Having the compiler communicate ASTs directly to the plugin would effectively require the compiler to stabilize the AST structure forever going forward, and thus make language evolution harder, or require all macros to be compiled with the exact version of SwiftSyntax distributed with the compiler.

By having the compiler send and receive source text, macros aren't version-locked with the compiler in terms of the version of SwiftSyntax they use. A macro using SwiftSyntax from 5.9 will still compile and work with a Swift 5.10 compiler. It may still not parse newer syntax that the older version of the language didn't know about, but if existing syntactic constructs need to change their API representation in SwiftSyntax for some reason, the older macros can still use the older representation that they know about. If the compiler directly sent ASTs, those macros could fail completely until they were updated by their owners.

jjrscott · September 14, 2023, 4:03pm

I don't expect the AST structure to be stabilised any more than the raw source text. Also, using JSON would mean that any bundled SwiftSyntax would be a lot smaller (assuming it was bundled at all).

Even stacked tokenization (ie arrays of tokens) would significantly reduce the need to reimpliment complex parsing in a library. A plugin or library could simply dump it back to a single string if it so chose.
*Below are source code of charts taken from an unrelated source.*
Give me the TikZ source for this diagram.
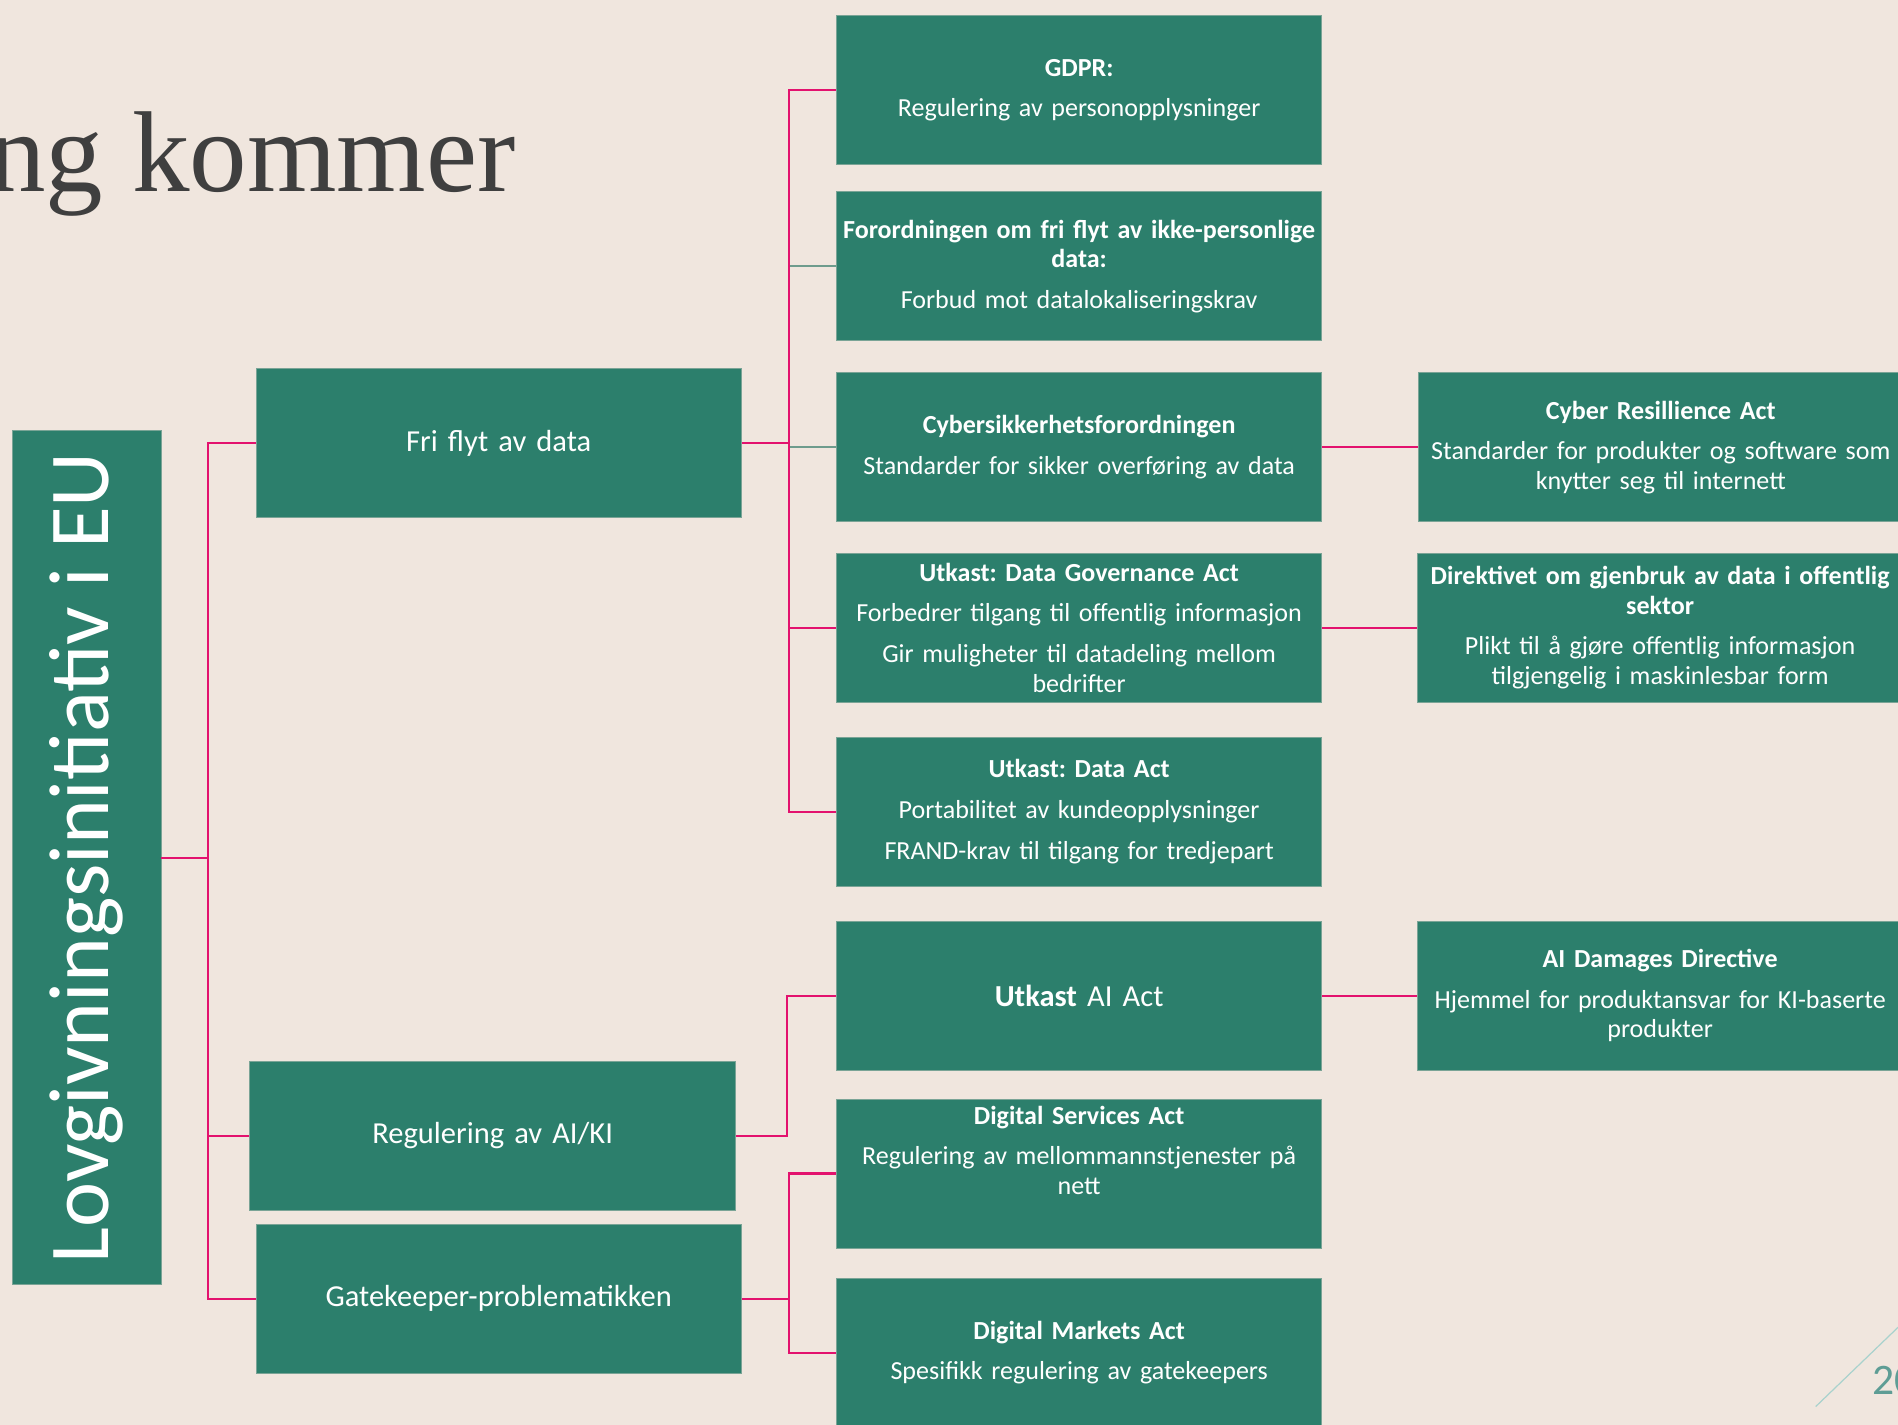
\documentclass[tikz,border=0pt]{standalone}
\usepackage{graphicx}
\usepackage{fontspec}
\setmainfont{Carlito}
\newfontfamily\titlefont{Liberation Serif}
\frenchspacing
\definecolor{bg}{HTML}{F0E6DE}
\definecolor{boxgreen}{HTML}{2C7F6C}
\definecolor{boxedge}{HTML}{7AA496}
\definecolor{linkpink}{HTML}{E3126E}
\definecolor{linkgray}{HTML}{6E9C8D}
\definecolor{titlegray}{HTML}{3F3F3F}
\definecolor{pagenum}{HTML}{5E9D95}
\definecolor{pageline}{HTML}{A9D2CD}

\begin{document}
\begin{tikzpicture}[x=1pt,y=-1pt]
\tikzstyle{box}=[draw=boxedge,line width=0.8pt,fill=boxgreen,text=white,minimum width=401pt,minimum height=123pt,text width=396pt,align=center,inner sep=0pt,font=\fontsize{21.5}{24.5}\selectfont]
\tikzstyle{mid}=[box,font=\fontsize{25.2}{30}\selectfont]
\tikzstyle{link}=[draw=linkpink,line width=1.8pt]
\tikzstyle{stub}=[draw=linkgray,line width=1.8pt]

\clip (0,0) rectangle (1568,1177);
\fill[bg] (0,0) rectangle (1568,1177);

\node[text=titlegray,font=\titlefont\fontsize{95}{100}\selectfont,anchor=base east,inner sep=0pt] at (426,158) (title) {ng kommer};

% root
\node[draw=boxedge,line width=0.8pt,fill=boxgreen,text=white,minimum width=123pt,minimum height=705pt,inner sep=0pt,font=\fontsize{70.5}{72}\selectfont] at (71.5,708.5) (root) {\rotatebox{90}{Lovgivningsinitiativ i EU}};

% level 1
\node[mid] at (412,366) (fri) {Fri flyt av data};
\node[mid] at (407,938.5) (ai) {Regulering av AI/KI};
\node[mid] at (412,1073) (gate) {Gatekeeper-problematikken};

% level 2
\node[box] at (891.5,74.5) (gdpr) {{\bfseries GDPR:}\\[9pt]Regulering av personopplysninger};
\node[box] at (891.5,220) (forord) {{\bfseries Forordningen om fri flyt av ikke-personlige\\ data:}\\[9pt]Forbud mot datalokaliseringskrav};
\node[box] at (891.5,369.5) (cyber) {{\bfseries Cybersikkerhetsforordningen}\\[9pt]Standarder for sikker overføring av data};
\node[box] at (891.5,518.5) (dga) {{\bfseries Utkast: Data Governance Act}\\[9pt]Forbedrer tilgang til offentlig informasjon\\[9pt]Gir muligheter til datadeling mellom\\ bedrifter};
\node[box] at (891.5,670.5) (dact) {{\bfseries Utkast: Data Act}\\[9pt]Portabilitet av kundeopplysninger\\[9pt]FRAND-krav til tilgang for tredjepart};
\node[mid] at (891.5,822.5) (aiact) {{\bfseries Utkast} AI Act};
\node[box] at (891.5,969.5) (dsa) {{\bfseries Digital Services Act}\\[9pt]Regulering av mellommannstjenester på\\ nett\\[14pt]~};
\node[box] at (891.5,1117.5) (dma) {{\bfseries Digital Markets Act}\\[9pt]Spesifikk regulering av gatekeepers};

% level 3
\node[box] at (1372,369.5) (cra) {{\bfseries Cyber Resillience Act}\\[9pt]Standarder for produkter og software som\\ knytter seg til internett};
\node[box] at (1371.5,518.5) (reuse) {{\bfseries Direktivet om gjenbruk av data i offentlig\\ sektor}\\[9pt]Plikt til å gjøre offentlig informasjon\\ tilgjengelig i maskinlesbar form};
\node[box] at (1371.5,822.5) (damage) {{\bfseries AI Damages Directive}\\[9pt]Hjemmel for produktansvar for KI-baserte\\ produkter};

\coordinate (j0) at (172,708.5);
\coordinate (j1) at (652,366);
\coordinate (j2) at (650,938.5);
\coordinate (j3) at (652,1073);

\draw[link] (root.east) -- (j0);
\draw[link] (j0) |- (fri.west);
\draw[link] (j0) |- (ai.west);
\draw[link] (j0) |- (gate.west);

\draw[stub] (j1) |- (forord.west);
\draw[stub] (j1) |- (cyber.west);
\draw[link] (fri.east) -- (j1);
\draw[link] (j1) |- (gdpr.west);
\draw[link] (j1) |- (dga.west);
\draw[link] (j1) |- (dact.west);

\draw[link] (ai.east) -- (j2) |- (aiact.west);

\draw[link] (gate.east) -- (j3);
\draw[link] (j3) |- (dsa.west);
\draw[link] (j3) |- (dma.west);

\draw[link] (cyber.east) -- (cra.west);
\draw[link] (dga.east) -- (reuse.west);
\draw[link] (aiact.east) -- (damage.west);

% page number
\draw[pageline,line width=1pt] (1500,1162) -- (1580,1085);
\node[text=pagenum,font=\fontsize{36}{38}\selectfont,anchor=base west,inner sep=0pt] at (1547,1152) (page) {20};
\end{tikzpicture}
\end{document}
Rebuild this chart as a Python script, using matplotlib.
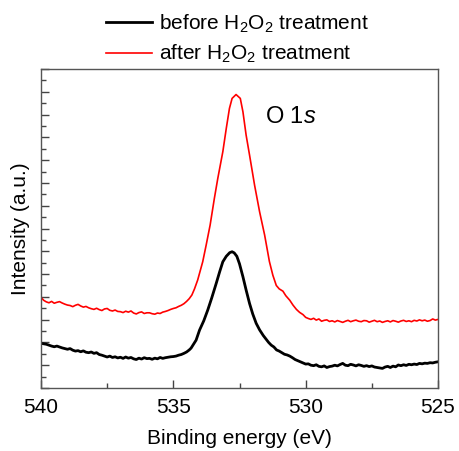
import matplotlib.pyplot as plt
from matplotlib.ticker import MultipleLocator, NullFormatter

plt.rcParams['font.family'] = ['Liberation Sans', 'DejaVu Sans']
plt.rcParams['mathtext.fontset'] = 'custom'
plt.rcParams['mathtext.rm'] = 'Liberation Sans'
plt.rcParams['mathtext.it'] = 'Liberation Sans:italic'

# energia di legame (eV) e intensità (u.a.)
be_before = [540.0, 539.9, 539.8, 539.7, 539.6, 539.5, 539.4, 539.3, 539.2, 539.1,
             539.0, 538.9, 538.8, 538.7, 538.6, 538.5, 538.4, 538.3, 538.2, 538.1,
             538.0, 537.9, 537.8, 537.7, 537.6, 537.5, 537.4, 537.3, 537.2, 537.1,
             537.0, 536.9, 536.8, 536.7, 536.6, 536.5, 536.4, 536.3, 536.2, 536.1,
             536.0, 535.9, 535.8, 535.7, 535.6, 535.5, 535.4, 535.3, 535.2, 535.1,
             535.0, 534.9, 534.8, 534.7, 534.6, 534.5, 534.4, 534.33, 534.25, 534.14,
             534.01, 533.85, 533.7, 533.55, 533.38, 533.25, 533.13, 533.0, 532.87, 532.78,
             532.7, 532.6, 532.5, 532.37, 532.25, 532.12, 532.0, 531.87, 531.74, 531.6,
             531.5, 531.4, 531.3, 531.2, 531.1, 531.0, 530.9, 530.8, 530.7, 530.6,
             530.5, 530.4, 530.3, 530.2, 530.1, 530.0, 529.9, 529.8, 529.7, 529.6,
             529.5, 529.4, 529.3, 529.2, 529.1, 529.0, 528.9, 528.8, 528.7, 528.6,
             528.5, 528.4, 528.3, 528.2, 528.1, 528.0, 527.9, 527.8, 527.7, 527.6,
             527.5, 527.4, 527.3, 527.2, 527.1, 527.0, 526.9, 526.8, 526.7, 526.6,
             526.5, 526.4, 526.3, 526.2, 526.1, 526.0, 525.9, 525.8, 525.7, 525.6,
             525.5, 525.4, 525.3, 525.2, 525.1, 525.0]
int_before = [1.96, 1.94, 1.92, 1.88, 1.84, 1.81, 1.84, 1.80, 1.76, 1.73,
              1.70, 1.73, 1.66, 1.62, 1.64, 1.59, 1.63, 1.57, 1.55, 1.58,
              1.52, 1.55, 1.47, 1.44, 1.40, 1.36, 1.40, 1.34, 1.37, 1.32,
              1.35, 1.30, 1.36, 1.31, 1.34, 1.28, 1.25, 1.31, 1.27, 1.33,
              1.29, 1.30, 1.26, 1.31, 1.28, 1.34, 1.30, 1.33, 1.35, 1.37,
              1.38, 1.40, 1.44, 1.47, 1.52, 1.58, 1.67, 1.75, 1.90, 2.10,
              2.54, 2.95, 3.42, 3.95, 4.59, 5.10, 5.54, 5.78, 5.94, 5.98,
              5.93, 5.78, 5.45, 4.88, 4.30, 3.71, 3.25, 2.84, 2.55, 2.30,
              2.15, 2.00, 1.88, 1.80, 1.67, 1.62, 1.55, 1.48, 1.45, 1.40,
              1.33, 1.25, 1.20, 1.15, 1.10, 1.05, 1.06, 1.00, 0.98, 1.02,
              0.95, 0.93, 0.97, 0.90, 0.94, 0.96, 1.00, 0.97, 1.03, 1.08,
              1.00, 0.98, 1.04, 1.01, 0.97, 1.02, 0.99, 0.95, 0.98, 0.94,
              0.97, 0.92, 0.90, 0.88, 0.86, 0.92, 0.95, 0.90, 0.96, 0.93,
              1.01, 0.98, 1.02, 0.99, 1.04, 1.02, 1.05, 1.03, 1.08, 1.06,
              1.09, 1.08, 1.11, 1.10, 1.13, 1.15]

be_after = [540.0, 539.9, 539.8, 539.7, 539.6, 539.5, 539.4, 539.3, 539.2, 539.1,
            539.0, 538.9, 538.8, 538.7, 538.6, 538.5, 538.4, 538.3, 538.2, 538.1,
            538.0, 537.9, 537.8, 537.7, 537.6, 537.5, 537.4, 537.3, 537.2, 537.1,
            537.0, 536.9, 536.8, 536.7, 536.6, 536.5, 536.4, 536.3, 536.2, 536.1,
            536.0, 535.9, 535.8, 535.7, 535.6, 535.5, 535.4, 535.3, 535.2, 535.1,
            535.0, 534.9, 534.8, 534.7, 534.6, 534.5, 534.4, 534.3, 534.2, 534.08,
            533.95, 533.89, 533.76, 533.61, 533.45, 533.32, 533.13, 533.0, 532.88, 532.78,
            532.63, 532.47, 532.37, 532.25, 532.12, 531.93, 531.74, 531.55, 531.37, 531.24,
            531.11, 531.0, 530.86, 530.75, 530.6, 530.48, 530.35, 530.23, 530.1, 530.0,
            529.9, 529.8, 529.7, 529.6, 529.5, 529.4, 529.3, 529.2, 529.1, 529.0,
            528.9, 528.8, 528.7, 528.6, 528.5, 528.4, 528.3, 528.2, 528.1, 528.0,
            527.9, 527.8, 527.7, 527.6, 527.5, 527.4, 527.3, 527.2, 527.1, 527.0,
            526.9, 526.8, 526.7, 526.6, 526.5, 526.4, 526.3, 526.2, 526.1, 526.0,
            525.9, 525.8, 525.7, 525.6, 525.5, 525.4, 525.3, 525.2, 525.1, 525.0]
int_after = [3.98, 3.85, 3.78, 3.74, 3.80, 3.72, 3.76, 3.79, 3.73, 3.68,
             3.64, 3.62, 3.57, 3.63, 3.67, 3.60, 3.55, 3.58, 3.52, 3.48,
             3.45, 3.50, 3.44, 3.40, 3.47, 3.49, 3.41, 3.38, 3.42, 3.36,
             3.35, 3.31, 3.37, 3.33, 3.38, 3.29, 3.25, 3.31, 3.34, 3.27,
             3.30, 3.30, 3.26, 3.24, 3.29, 3.27, 3.33, 3.36, 3.40, 3.45,
             3.49, 3.52, 3.58, 3.63, 3.70, 3.80, 3.92, 4.08, 4.35, 4.74,
             5.30, 5.54, 6.27, 7.15, 8.32, 9.20, 10.37, 11.39, 12.27, 12.71,
             12.88, 12.71, 12.12, 11.10, 10.22, 8.90, 7.73, 6.71, 5.55, 4.95,
             4.50, 4.35, 4.25, 4.05, 3.85, 3.64, 3.45, 3.32, 3.22, 3.10,
             3.05, 3.01, 3.06, 2.98, 3.03, 2.93, 2.97, 2.99, 2.92, 2.95,
             2.90, 2.96, 2.92, 2.88, 2.93, 2.97, 2.91, 2.95, 2.98, 2.93,
             2.91, 2.96, 2.95, 2.89, 2.93, 2.97, 2.91, 2.94, 2.88, 2.92,
             2.95, 2.90, 2.96, 2.93, 2.89, 2.94, 2.97, 2.92, 2.95, 2.91,
             2.97, 2.94, 2.99, 2.95, 2.98, 2.93, 2.96, 3.03, 2.98, 3.01]


def main():
    fig = plt.figure(figsize=(4.59, 4.51), dpi=100)
    ax = fig.add_axes([41 / 459, 1 - 388 / 451, 397 / 459, 319 / 451])

    l1, = ax.plot(be_before, int_before, color='black', lw=2.0)
    l2, = ax.plot(be_after, int_after, color='red', lw=1.2)

    ax.set_xlim(540, 525)
    ax.set_ylim(0, 14)
    ax.xaxis.set_major_locator(MultipleLocator(5))
    ax.xaxis.set_minor_locator(MultipleLocator(2.5))
    ax.yaxis.set_major_locator(MultipleLocator(1))
    ax.yaxis.set_minor_locator(MultipleLocator(0.5))
    ax.yaxis.set_major_formatter(NullFormatter())
    ax.tick_params(which='both', direction='in', top=False, right=False,
                   color='#444444', width=1)
    ax.tick_params(which='major', length=6, labelsize=15, pad=7)
    ax.tick_params(which='minor', length=3.5)
    for s in ax.spines.values():
        s.set_color('#555555')
        s.set_linewidth(1)

    ax.set_xlabel('Binding energy (eV)', fontsize=15, labelpad=9)
    ax.set_ylabel('Intensity (a.u.)', fontsize=15, labelpad=1)

    ax.text(531.55, 11.9, 'O 1$\\it{s}$', fontsize=17, va='center', ha='left')

    fig.legend([l1, l2], ['before H$_2$O$_2$ treatment', 'after H$_2$O$_2$ treatment'],
               loc='upper center', bbox_to_anchor=(0.517, 1.0), frameon=False,
               fontsize=15, handlelength=2.2, handletextpad=0.34, labelspacing=0.4,
               borderaxespad=0.2)

    fig.savefig('out.png', dpi=100)


if __name__ == '__main__':
    main()
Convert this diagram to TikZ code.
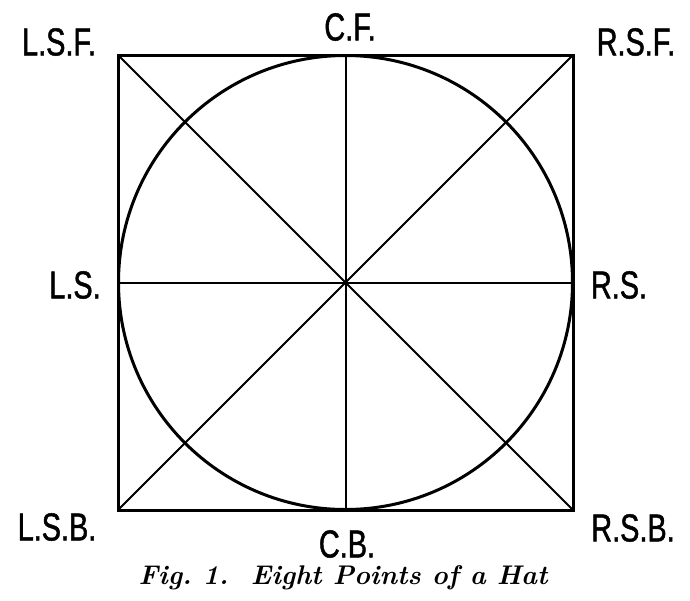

Here's an excerpt from GitHub - jjrscott/simple_ast: Simple AST takes a simple set of rules and produces a simple abstract syntax tree. to show what I mean:

Input

6 * (4 + 3)

AST

[
  "6",
  "*",
  [
    "(",
    "7",
    "+",
    "3",
    ")"
  ]
]

NeoNacho · September 14, 2023, 4:44pm

Yes, this is a good idea. We had a similar one where we were thinking that the toolchain could provide metadata on which swift-syntax it bundles and then SwiftPM could automatically use the pre-built copy if it is compatible.

I think we ran into some concerns though because the prebuilt copy in the toolchain is meant for consumption by the compiler, so it doesn't necessarily 1:1 correspond with the package in both versioning and content.